GoLocalPDX: I read in an interview that you, at one point, had no intention of writing a cookbook, especially a memoir-based work. You said a more likely effort would be a “party book.”  What changed in wanting to publish this particular work?  Was there a moment that made you realize how important this could be for some “scared-home-cooks”?

Dana Cowin: Having worked at “Food and Wine”, I felt like it would be such a missed opportunity if I didn’t learn how to cook. I decided to do this particular book in a backwards way.  After taking on the role of Editor in Chief at “Food and Wine” I ended up taking a knife skills class at what is now ICE (Institute for Culinary Education), and people looked at me like “what are you doing here?”  I decided then and there that 

I don’t want to embarrass myself going to a culinary school – I swore I would not parade my lack of knowledge again.  That was my feeling for the longest time.  Then I had this idea of learning to cook with chefs whom I knew through the magazine and I thought that if I’m going to learn so much I wanted to share it.  Once I decided it would be fun to share, I felt like it should be a book.
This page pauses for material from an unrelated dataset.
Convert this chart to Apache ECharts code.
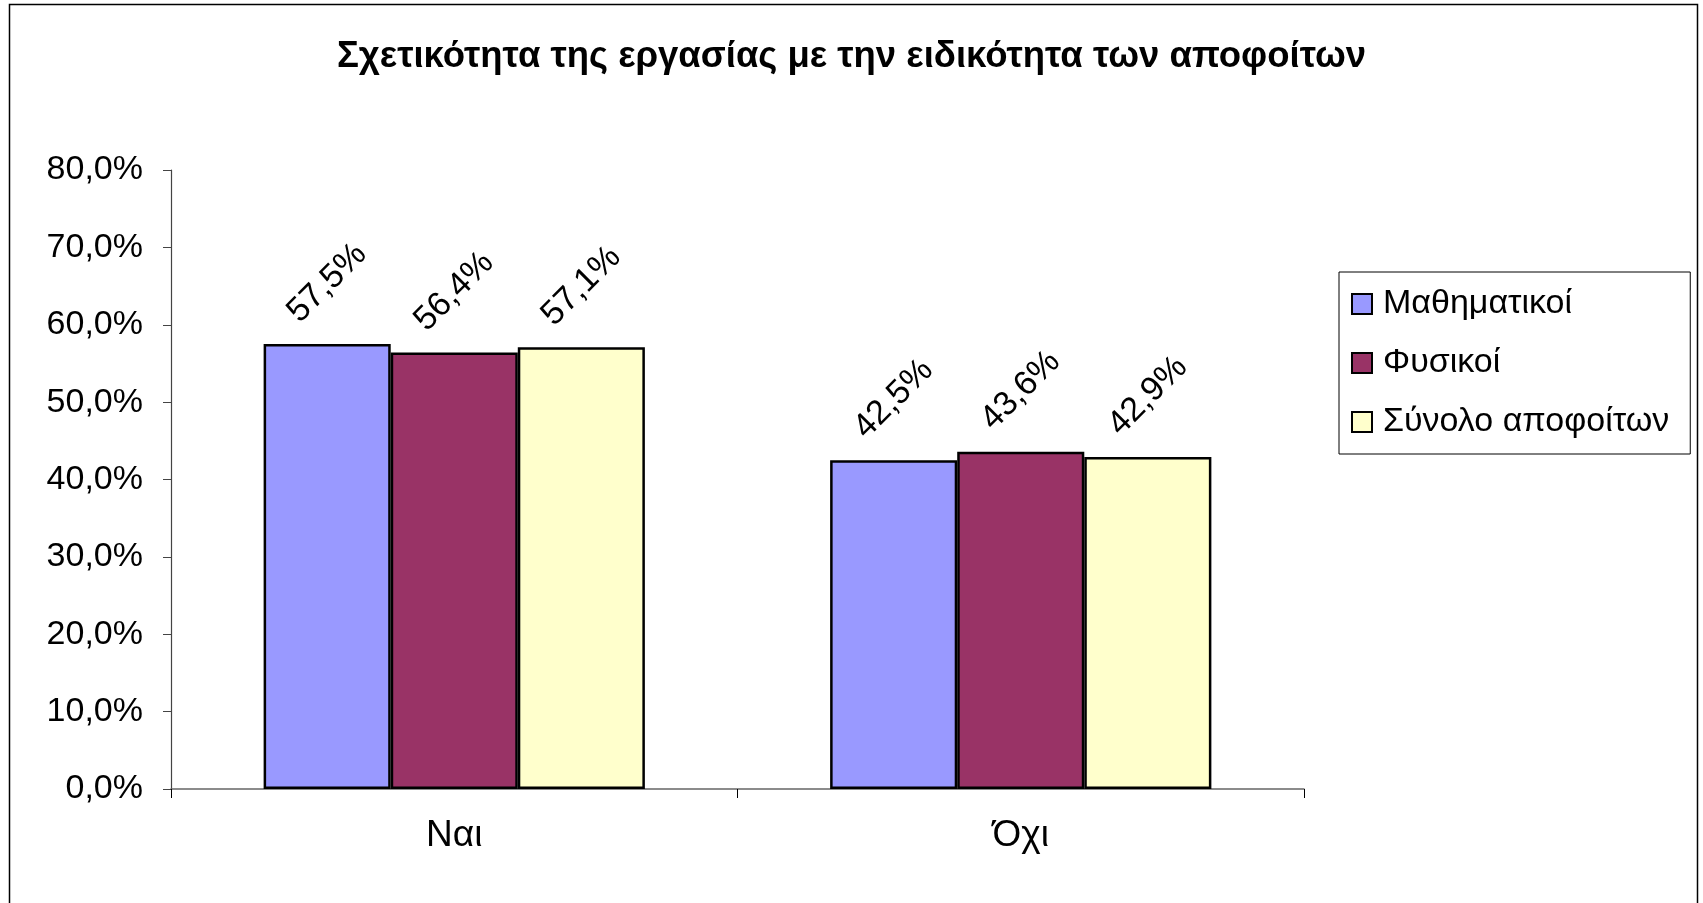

What are you really hoping this book gives its readers in the kitchen?  Who’s your ideal reader?

I feel like [this book] has a broad audience.  It’s good for a fearful cook - maybe they have tried a couple of things and they just feel so untalented.  I’m hoping this book will entice those types of people back into the kitchen and take “the fear factor” out.  For the everyday cook – this book would be fun for them and good to add to their repertoire. 

The reason this book would be good for the advanced cook is because the chefs I feature give terrific insights into cooking.  There are sections called “why didn’t I think of that?” where chefs take on the recipe and give different versions of it that you can try as well.  The “bullseye readers” of this book are those who want to get food on the table.

What comes to mind when you think of Portland cuisine?

Well, I have a joke around the audience to change the cover of “Food and Wine” to “Portland Monthly”.  We cover Portland more than we cover any other city in the entire country.  There is so much creativity and passion in Portland, and I’m so excited to visit because I’ve never had those particular chefs’ food in their own town.  We did a December issue with Salt and Straw that involved a collaborative cookie party.  Gabe [Rucker] is working closely with “Food and Wine” on a section called Chef’s Club.  I feel like we have deep connections to chefs in Portland and they are all family to me and to the magazine.  

A lot of chefs cringe at the word “microwave,” but it is part of your “equipment primer” section – a large section.  Is it time to forgive the microwave?

I really came away form this book believing in the microwave.  It’s been wronged as just a way to pop popcorn.  The chefs I worked with had so many smart ways to use the microwave, though.  For instance I talk about using a microwave to help open oysters.  The reason I even heard about this method is that I was trying to open an oyster using all the traditional tools at my disposal.  This whole thing was being videotaped, and it proved to be embarrassing for me because they would just not pop for me.  The way it was edited, it  seemed like I struggled and failed but toward the end, the chef with whom I was working asked “is there a microwave?”  It makes total sense because people will put shellfish on the grill or in the oven to pop them open – but I was stunned by the microwave.

I really like the inclusion of “trash cooking” in your recipes and utilizing food that we often throw away at home -- that restaurant kitchens hold onto for something they can use later.  I call it “brunch.”  Are you working on other “trash cooking” recipes or are you currently interested in a “trash ingredient” in particular that people often overlook?

Basically it pains me if people throw out good food and even good scraps.  The French housewife, as a culture, has done more with this idea of finding use for everything and I thing we need to turn this around for us.  Any type of top, like carrot tops or celery leaves have so much flavor, it’s fantastic!  Chef René Redzepi does this so well – he’ll stuff and cook leek tops and present those like they are the prized part of the vegetable.

What is the best advice you can give to someone who is aspiring to be a cook?

I think that if you truly want to become a better cook, the best thing you can do is commit to cooking something new and different every week.  Just be sure you actually are cooking.  Give yourself a handicap, something that you know will take you a while to learn.  That wantonness will make your food taste better.  While you’re cooking, pay attention to what you’re doing and take notes.  Though simple, those things will change your life.

"Mastering My Mistakes in the Kitchen," by Dana Cowin, is published by Ecco.

Amanda Benson received an MFA in nonfiction in California before heading to New York to study at the French Culinary Institute. She has worked in kitchens in both Brooklyn and Portland. She continues her education by eating and writing about food.